We know there's water on Mars. We can see it, at the cold poles, bound up as ice. That's where most of it seems to be; at the equator, conditions are too warm for water ice to form at the surface.
It's possible that water can be found under the surface, but other previous searches by other Mars satellites only found it at higher latitudes.
Cue FREND, or the Fine Resolution Epithermal Neutron Detector. Rather than mapping light at the very surface of the red planet, FREND detects neutrons. This allows it to see the hydrogen content of Mars's soil up to a meter below the surface, the researchers said. Which, in observations taken between May 2018 and February 2021, it seems to have done.
"Neutrons are produced when highly energetic particles known as galactic cosmic rays strike Mars; drier soils emit more neutrons than wetter ones, and so we can deduce how much water is in a soil by looking at the neutrons it emits," said physicist Alexey Malakhov, also of the Space Research Institute of the Russian Academy of Sciences.
"We found a central part of Valles Marineris to be packed full of water – far more water than we expected. This is very much like Earth's permafrost regions, where water ice permanently persists under dry soil because of the constant low temperatures."
The high-hydrogen region is about the size of the Netherlands, and overlaps with Candor Chasma, one of the largest canyons in the Valles Marineris system. In this region of Mars, minerals typically contain very little water, so the researchers believe the substance is likely in the form of water ice below the surface.

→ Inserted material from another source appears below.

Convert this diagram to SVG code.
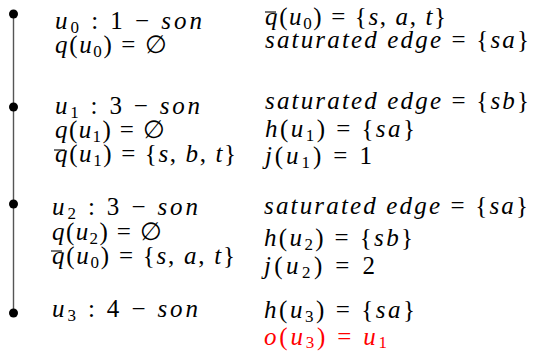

But how that water could persist there is a mystery. Pressure and temperature conditions at the Mars equator ought to prohibit the formation of such water reserves. There may be some unknown combination of geomorphological conditions in Valles Marineris that allows it, such as patchy isolated deposits that have been there for some time, or the angle and orientation of steep slopes.

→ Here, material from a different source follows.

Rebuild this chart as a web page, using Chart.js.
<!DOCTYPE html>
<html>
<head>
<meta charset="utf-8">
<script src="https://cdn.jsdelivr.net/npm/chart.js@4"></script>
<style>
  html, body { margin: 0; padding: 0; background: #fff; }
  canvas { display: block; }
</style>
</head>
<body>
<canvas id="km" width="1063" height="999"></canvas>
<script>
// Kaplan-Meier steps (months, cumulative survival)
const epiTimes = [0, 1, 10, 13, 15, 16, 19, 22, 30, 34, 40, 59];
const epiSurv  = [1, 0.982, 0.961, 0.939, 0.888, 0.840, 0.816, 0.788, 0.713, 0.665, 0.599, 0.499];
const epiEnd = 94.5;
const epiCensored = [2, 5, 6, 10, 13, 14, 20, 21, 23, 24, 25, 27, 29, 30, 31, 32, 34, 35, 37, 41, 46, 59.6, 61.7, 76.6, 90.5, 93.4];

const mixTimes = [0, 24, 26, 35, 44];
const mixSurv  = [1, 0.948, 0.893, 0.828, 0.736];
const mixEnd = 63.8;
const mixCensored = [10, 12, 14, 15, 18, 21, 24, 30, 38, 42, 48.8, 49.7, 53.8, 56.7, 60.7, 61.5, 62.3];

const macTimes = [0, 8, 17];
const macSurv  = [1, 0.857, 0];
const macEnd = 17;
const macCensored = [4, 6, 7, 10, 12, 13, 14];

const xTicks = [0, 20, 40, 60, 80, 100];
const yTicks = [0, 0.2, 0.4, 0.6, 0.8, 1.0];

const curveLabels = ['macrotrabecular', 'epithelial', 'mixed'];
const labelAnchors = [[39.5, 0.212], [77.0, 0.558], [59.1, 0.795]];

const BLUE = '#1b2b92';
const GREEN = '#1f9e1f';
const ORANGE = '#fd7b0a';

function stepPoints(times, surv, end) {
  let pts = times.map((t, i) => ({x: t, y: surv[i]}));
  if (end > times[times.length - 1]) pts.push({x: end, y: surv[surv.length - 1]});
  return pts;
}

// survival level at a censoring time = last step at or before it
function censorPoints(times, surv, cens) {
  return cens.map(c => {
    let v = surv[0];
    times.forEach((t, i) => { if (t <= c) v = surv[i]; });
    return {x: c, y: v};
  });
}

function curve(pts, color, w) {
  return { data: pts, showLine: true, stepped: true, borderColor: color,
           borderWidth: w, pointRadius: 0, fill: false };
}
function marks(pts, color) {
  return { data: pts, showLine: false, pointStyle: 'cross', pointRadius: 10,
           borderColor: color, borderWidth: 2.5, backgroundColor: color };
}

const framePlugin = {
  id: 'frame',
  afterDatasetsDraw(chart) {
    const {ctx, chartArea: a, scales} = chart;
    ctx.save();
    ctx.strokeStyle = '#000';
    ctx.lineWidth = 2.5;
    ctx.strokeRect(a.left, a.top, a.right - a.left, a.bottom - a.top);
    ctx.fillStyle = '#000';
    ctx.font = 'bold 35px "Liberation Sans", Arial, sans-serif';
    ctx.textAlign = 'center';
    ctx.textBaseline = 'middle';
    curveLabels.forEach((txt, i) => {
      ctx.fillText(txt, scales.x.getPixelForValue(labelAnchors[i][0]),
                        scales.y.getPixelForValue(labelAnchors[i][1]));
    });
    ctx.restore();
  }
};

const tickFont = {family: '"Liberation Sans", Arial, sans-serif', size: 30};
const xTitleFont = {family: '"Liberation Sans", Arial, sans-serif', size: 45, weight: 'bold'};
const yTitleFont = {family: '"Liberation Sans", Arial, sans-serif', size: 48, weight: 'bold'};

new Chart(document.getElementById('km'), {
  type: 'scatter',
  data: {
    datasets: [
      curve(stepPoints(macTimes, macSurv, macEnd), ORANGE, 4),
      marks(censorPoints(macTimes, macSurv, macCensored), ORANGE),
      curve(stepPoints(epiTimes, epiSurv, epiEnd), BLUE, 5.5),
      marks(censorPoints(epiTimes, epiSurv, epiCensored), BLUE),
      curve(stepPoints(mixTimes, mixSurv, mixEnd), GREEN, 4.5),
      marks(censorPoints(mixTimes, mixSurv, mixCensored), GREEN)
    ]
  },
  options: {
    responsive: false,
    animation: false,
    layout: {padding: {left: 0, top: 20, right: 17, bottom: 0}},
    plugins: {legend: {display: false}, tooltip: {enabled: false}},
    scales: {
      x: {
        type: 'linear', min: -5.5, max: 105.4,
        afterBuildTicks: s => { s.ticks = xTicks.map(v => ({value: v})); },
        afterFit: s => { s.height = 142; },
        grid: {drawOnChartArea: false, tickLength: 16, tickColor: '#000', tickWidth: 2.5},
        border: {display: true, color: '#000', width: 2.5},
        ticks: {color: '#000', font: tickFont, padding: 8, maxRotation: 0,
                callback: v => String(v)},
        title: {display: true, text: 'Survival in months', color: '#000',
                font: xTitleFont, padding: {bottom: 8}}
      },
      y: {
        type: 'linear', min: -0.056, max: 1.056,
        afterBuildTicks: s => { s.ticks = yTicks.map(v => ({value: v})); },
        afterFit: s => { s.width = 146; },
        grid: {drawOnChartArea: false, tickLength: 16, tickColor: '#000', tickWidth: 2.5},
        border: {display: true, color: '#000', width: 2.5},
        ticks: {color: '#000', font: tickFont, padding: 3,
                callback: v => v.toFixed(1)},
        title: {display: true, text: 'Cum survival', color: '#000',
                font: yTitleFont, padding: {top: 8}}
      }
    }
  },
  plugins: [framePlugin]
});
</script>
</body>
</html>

Further investigation will be needed to work out exactly what is going on – not just the conditions that allow for equatorial water on Mars, but to confirm what form that water takes. Doing so could be deeply rewarding: stores of water in a permafrost-like form may, just as we have found right here on Earth, have preserved frozen fragments of microbial life, or organic molecules that once existed on Mars.
The discovery also represents exciting possibilities for Mars exploration. Any crewed Mars mission is likely to set down near the equator; water that might be found not far beneath the surface would be an amazing asset, both for exploration purposes, and for the vital task of keeping water-reliant humans alive.

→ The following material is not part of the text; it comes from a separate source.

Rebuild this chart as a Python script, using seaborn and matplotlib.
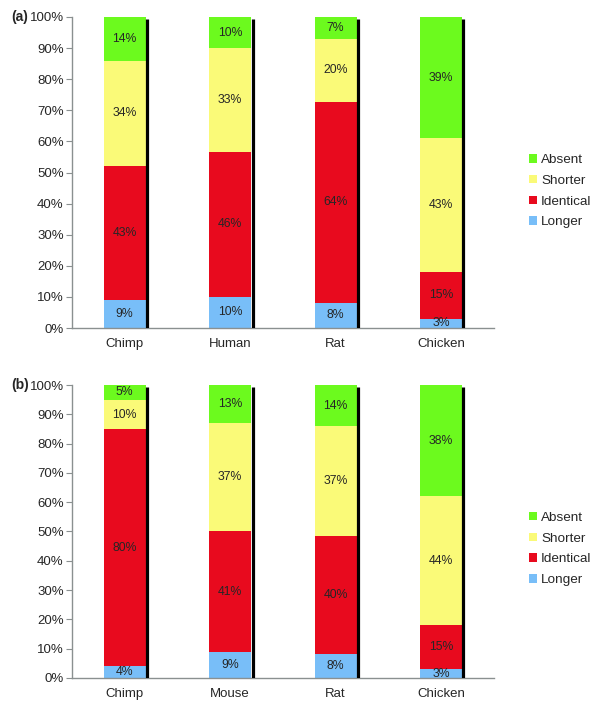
import numpy as np
import pandas as pd
import matplotlib
matplotlib.use("Agg")
import matplotlib.pyplot as plt
import seaborn as sns
from matplotlib.patches import Patch

# panel (a)
species_a = ['Chimp', 'Human', 'Rat', 'Chicken']
longer_a = [9, 10, 8, 3]
identical_a = [43, 46, 64, 15]
shorter_a = [34, 33, 20, 43]
absent_a = [14, 10, 7, 39]

# panel (b)
species_b = ['Chimp', 'Mouse', 'Rat', 'Chicken']
longer_b = [4, 9, 8, 3]
identical_b = [80, 41, 40, 15]
shorter_b = [10, 37, 37, 44]
absent_b = [5, 13, 14, 38]

groups = ['Longer', 'Identical', 'Shorter', 'Absent']
colors = {'Longer': '#78BEF8', 'Identical': '#E80A1E',
          'Shorter': '#FAFA78', 'Absent': '#6CFA1E'}

sns.set_style("white")
plt.rcParams['font.family'] = ['Liberation Sans', 'DejaVu Sans']

fig = plt.figure(figsize=(6, 7.08), dpi=100)
ax_a = fig.add_axes([0.12, 0.5367, 0.703, 0.4393])
ax_b = fig.add_axes([0.12, 0.0424, 0.703, 0.4138])

bar_w = 0.40


def draw_panel(ax, species, cols, tag):
    df = pd.DataFrame(dict(zip(groups, cols)), index=species)
    pct = df.div(df.sum(axis=1), axis=0) * 100  # 100% stacked, like Excel
    cum = pct.cumsum(axis=1)
    # draw tallest cumulative first so lower segments sit on top
    for g in groups[::-1]:
        sns.barplot(x=species, y=cum[g].values, color=colors[g], width=bar_w,
                    saturation=1, ax=ax, order=species, linewidth=0)
    # dark right-hand edge of each bar
    xs = np.arange(len(species)) + bar_w / 2 + 0.012
    ax.vlines(xs, 0, 99.3, color='black', lw=2.3, zorder=5)
    # segment labels
    for i, sp in enumerate(species):
        bottom = 0
        for g in groups:
            h = pct.loc[sp, g]
            ax.text(i, bottom + h / 2, f"{df.loc[sp, g]}%", ha='center',
                    va='center', fontsize=8.8, zorder=6)
            bottom += h

    ax.set_xlim(-0.5, len(species) - 0.5)
    ax.set_ylim(0, 100)
    ax.set_yticks(np.arange(0, 101, 10))
    ax.set_yticklabels([f"{v}%" for v in range(0, 101, 10)], fontsize=9.5)
    ax.set_xticks(np.arange(len(species)))
    ax.set_xticklabels(species, fontsize=9.5)
    ax.set_xticks(np.arange(-0.5, len(species)), minor=True)
    ax.tick_params(axis='x', which='major', length=0, pad=7)
    ax.tick_params(axis='x', which='minor', length=4, color='#8a9090', direction='out')
    ax.tick_params(axis='y', length=4, color='#8a9090', direction='out', left=True, pad=2)
    for s in ['top', 'right']:
        ax.spines[s].set_visible(False)
    for s in ['left', 'bottom']:
        ax.spines[s].set_color('#8a9090')
        ax.spines[s].set_linewidth(1)
    ax.set_xlabel('')
    ax.set_ylabel('')

    handles = [Patch(facecolor=colors[g], edgecolor='none', label=g) for g in groups[::-1]]
    ax.legend(handles=handles, loc='center left', bbox_to_anchor=(1.055, 0.44),
              frameon=False, fontsize=9.7, handlelength=0.6, handleheight=0.6,
              handletextpad=0.3, labelspacing=0.65)
    ax.text(-0.145, 1.0, tag, transform=ax.transAxes, fontsize=10, fontweight='bold',
            ha='left', va='center')


draw_panel(ax_a, species_a, [longer_a, identical_a, shorter_a, absent_a], '(a)')
draw_panel(ax_b, species_b, [longer_b, identical_b, shorter_b, absent_b], '(b)')

fig.savefig('out.png', dpi=100)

And, of course, it makes scientists even more keen to visit the unusual and fascinating Valles Marineris – the largest canyon in our Solar System.
"This result really demonstrates the success of the joint ESA-Roscosmos ExoMars programme," said physicist Colin Wilson of the European Space Agency.
"Knowing more about how and where water exists on present-day Mars is essential to understand what happened to Mars's once-abundant water, and helps our search for habitable environments, possible signs of past life, and organic materials from Mars's earliest days."
The team's research has been published in Icarus.